Possibly. If I were a pensioner, though, I might well be suspicious of a politician who promised me a higher pension in exchange for taking my bus pass off me, and feel that the most likely outcome would be that the higher pension doesn’t materalise and that I end up down one bus pass.
There are also some advantages to giving people a bus pass rather than cash (I think) in terms of encouraging people to use public transport rather than either being sat at home or using the car.
Why is James Purnell still a member of the Labour Party?
@12 GO
Yes, I understand exactly what you’re saying. And it reinforces the fact that we need to be very careful to be clear about what we are talking about. As you rightly imply, if benefits were based on “need”, then there are different political interpretations of what “need” is.
But my argument was meant to clarify the idiocy in Purnell’s argument that you should only get benefits if you have made a contribution. Universal services, as you state, are the most important pillars of the welfare state. Sorry for the lack of clarity.
@8 oldpolitics
As has been noted in other posts, universal benefits are much less costly to administer – means testing is expensive and leads to ever-deepening poverty traps. I see no problem in the rich receiving universal benefits – just tax them properly to recoup the money.
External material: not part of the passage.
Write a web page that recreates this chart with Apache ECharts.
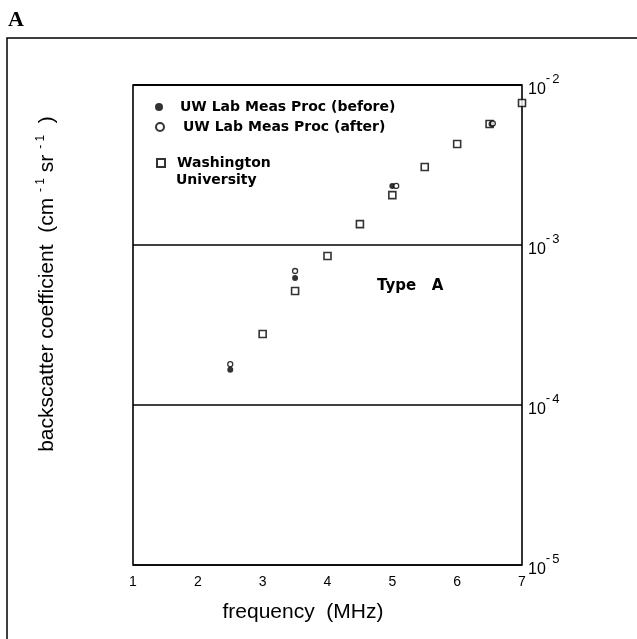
<!DOCTYPE html>
<html>
<head>
<meta charset="utf-8">
<script src="https://cdn.jsdelivr.net/npm/echarts@6/dist/echarts.min.js"></script>
<style>
  html, body { margin: 0; padding: 0; background: #fff; }
  #chart { width: 637px; height: 639px; }
</style>
</head>
<body>
<div id="chart"></div>
<script>
// frequency (MHz) vs backscatter coefficient
var xTicks = [1, 2, 3, 4, 5, 6, 7]
var yDecades = [1e-5, 1e-4, 1e-3, 1e-2]

var uwBefore = [[2.5, 1.66e-4], [3.5, 6.22e-4], [5.0, 2.34e-3], [6.53, 5.7e-3]]
var uwAfter = [[2.5, 1.80e-4], [3.5, 6.88e-4], [5.06, 2.34e-3], [6.55, 5.75e-3]]
var washU = [
  [3.0, 2.78e-4], [3.5, 5.16e-4], [4.0, 8.53e-4], [4.5, 1.35e-3], [5.0, 2.05e-3],
  [5.5, 3.07e-3], [6.0, 4.28e-3], [6.5, 5.7e-3], [7.0, 7.72e-3]
]

var font = '"Liberation Sans", Arial, sans-serif'
var boldFont = '"DejaVu Sans", sans-serif'

var chart = echarts.init(document.getElementById('chart'))
var option = {
  backgroundColor: '#fff',
  animation: false,
  grid: {
    left: 133, right: 115, top: 85, bottom: 74,
    show: true, borderColor: '#000', borderWidth: 1.6, backgroundColor: 'transparent'
  },
  legend: [
    {
      left: 150, top: 95, itemWidth: 8, itemHeight: 8, itemGap: 0,
      textStyle: { fontFamily: boldFont, fontSize: 14, fontWeight: 'bold', color: '#000', padding: [0, 0, 0, 12] },
      data: ['UW Lab Meas Proc (before)']
    },
    {
      left: 150, top: 115, itemWidth: 8, itemHeight: 8, itemGap: 0,
      textStyle: { fontFamily: boldFont, fontSize: 14, fontWeight: 'bold', color: '#000', padding: [0, 0, 0, 14] },
      data: ['UW Lab Meas Proc (after)']
    },
    {
      left: 151, top: 151, itemWidth: 8, itemHeight: 8, itemGap: 0,
      textStyle: { fontFamily: boldFont, fontSize: 14, fontWeight: 'bold', color: '#000', padding: [0, 0, 0, 7] },
      formatter: function (name) { return name.split(' ')[0] },
      data: ['Washington University']
    }
  ],
  xAxis: {
    type: 'value', min: 1, max: 7, interval: 1,
    axisLine: { show: false }, axisTick: { show: false }, splitLine: { show: false },
    axisLabel: {
      margin: 10, color: '#000', fontFamily: font, fontSize: 14,
      formatter: function (v) { return xTicks.indexOf(v) >= 0 ? String(v) : '' }
    }
  },
  yAxis: {
    type: 'log', logBase: 10, min: yDecades[0], max: yDecades[yDecades.length - 1],
    position: 'right',
    axisLine: { show: false }, axisTick: { show: false },
    splitLine: { show: true, lineStyle: { color: '#000', width: 1.5 } },
    axisLabel: {
      margin: 6, color: '#000', fontFamily: font,
      formatter: function (v) {
        var n = Math.round(Math.log10(v))
        return '{a|10}{b|-}{c|' + Math.abs(n) + '}'
      },
      rich: {
        a: { fontFamily: font, fontSize: 16, color: '#000', padding: [9, 0, 0, 0] },
        b: { fontFamily: font, fontSize: 13, color: '#000', padding: [0, 2, 14, 0] },
        c: { fontFamily: font, fontSize: 13, color: '#000', padding: [0, 0, 12, 0] }
      }
    }
  },
  series: [
    {
      name: 'Washington University', type: 'scatter', data: washU,
      symbol: 'rect', symbolSize: 7,
      itemStyle: { color: '#fff', borderColor: '#000', borderWidth: 1.6 }
    },
    {
      name: 'UW Lab Meas Proc (before)', type: 'scatter', data: uwBefore,
      symbol: 'circle', symbolSize: 6,
      itemStyle: { color: '#000', borderColor: '#000', borderWidth: 0 }
    },
    {
      name: 'UW Lab Meas Proc (after)', type: 'scatter', data: uwAfter,
      symbol: 'circle', symbolSize: 5,
      itemStyle: { color: '#fff', borderColor: '#000', borderWidth: 1.3 }
    }
  ],
  graphic: [
    {
      type: 'rect', silent: true,
      shape: { x: 7, y: 38, width: 640, height: 610 },
      style: { fill: 'none', stroke: '#000', lineWidth: 1.5 }
    },
    {
      type: 'text', left: 8, top: 9,
      style: { text: 'A', font: 'bold 22px "Liberation Serif", serif', fill: '#000' }
    },
    {
      type: 'text', x: 176, y: 180,
      style: { text: 'University', font: 'bold 14px ' + boldFont, fill: '#000', verticalAlign: 'middle' }
    },
    {
      type: 'text', x: 377, y: 286,
      style: { text: 'Type   A', font: 'bold 15px ' + boldFont, fill: '#000', verticalAlign: 'middle' }
    },
    {
      type: 'text', x: 303, y: 612,
      style: { text: 'frequency  (MHz)', font: '21px ' + font, fill: '#000', align: 'center', verticalAlign: 'middle' }
    },
    {
      type: 'text', x: 47, y: 284, rotation: Math.PI / 2,
      style: {
        text: 'backscatter coefficient  (cm {s|- 1} sr {s|- 1}  )',
        font: '21px ' + font, fill: '#000', align: 'center', verticalAlign: 'middle',
        rich: { s: { fontFamily: font, fontSize: 12, fill: '#000', padding: [0, 0, 12, 0] } }
      }
    }
  ]
}
chart.setOption(option)
</script>
</body>
</html>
“Jobcentres are literally without function. Only the most unimaginative or bureaucratic employer would advertise a vacancy there.”
In my experience, employers don’t tend to be “imaginative” when they’re hiring people.
I’ve worked for the DWP in the past. Obviously there’s the control and surveillance thing, but one of the main functions of the Jobcentres is to provide a free recruitment service to businesses. Recruitment agencies are very expensive and largely pointless if you’re hiring, say, retail staff. Tesco recruited via the Jobcentre for years (http://www.onrec.com/news/tesco_recruits_over_2_000_long-term_unem) – Asda still do (http://www.asda.jobs/faqs/index.html).
If you want to scrap Jobcentres, I’d imagine your strongest allies will be the likes of Adecco and Blue Arrow.
Good article.
@ Pasha
one of the main functions of the Jobcentres is to provide a free recruitment service to businesses.
Ah.
So the Jobcentres are not about helping the unemployed find work, or merely a jobcreation scheme for the staff employed, they are intended as a state subsidy to multi-national supermarkets!!!!!
We’d better keep them then……………
Yes we had better keep jobcentres – they do place thousands and thousands of people in jobs which makes them a service – both to the employer and the employee. And if you go all Steve Hilton and close the jobcentres, the private agencies will clean up – and I think some of the abuses associated with agencies would consequently increase.
Oh dear. Just because a few rich pensioners get bus passes (and don’t use them) people want to deprive all pensioners (many of whom use and value their passes) of the privilege. What an upside down view of the world. Only what the rich minority think matters.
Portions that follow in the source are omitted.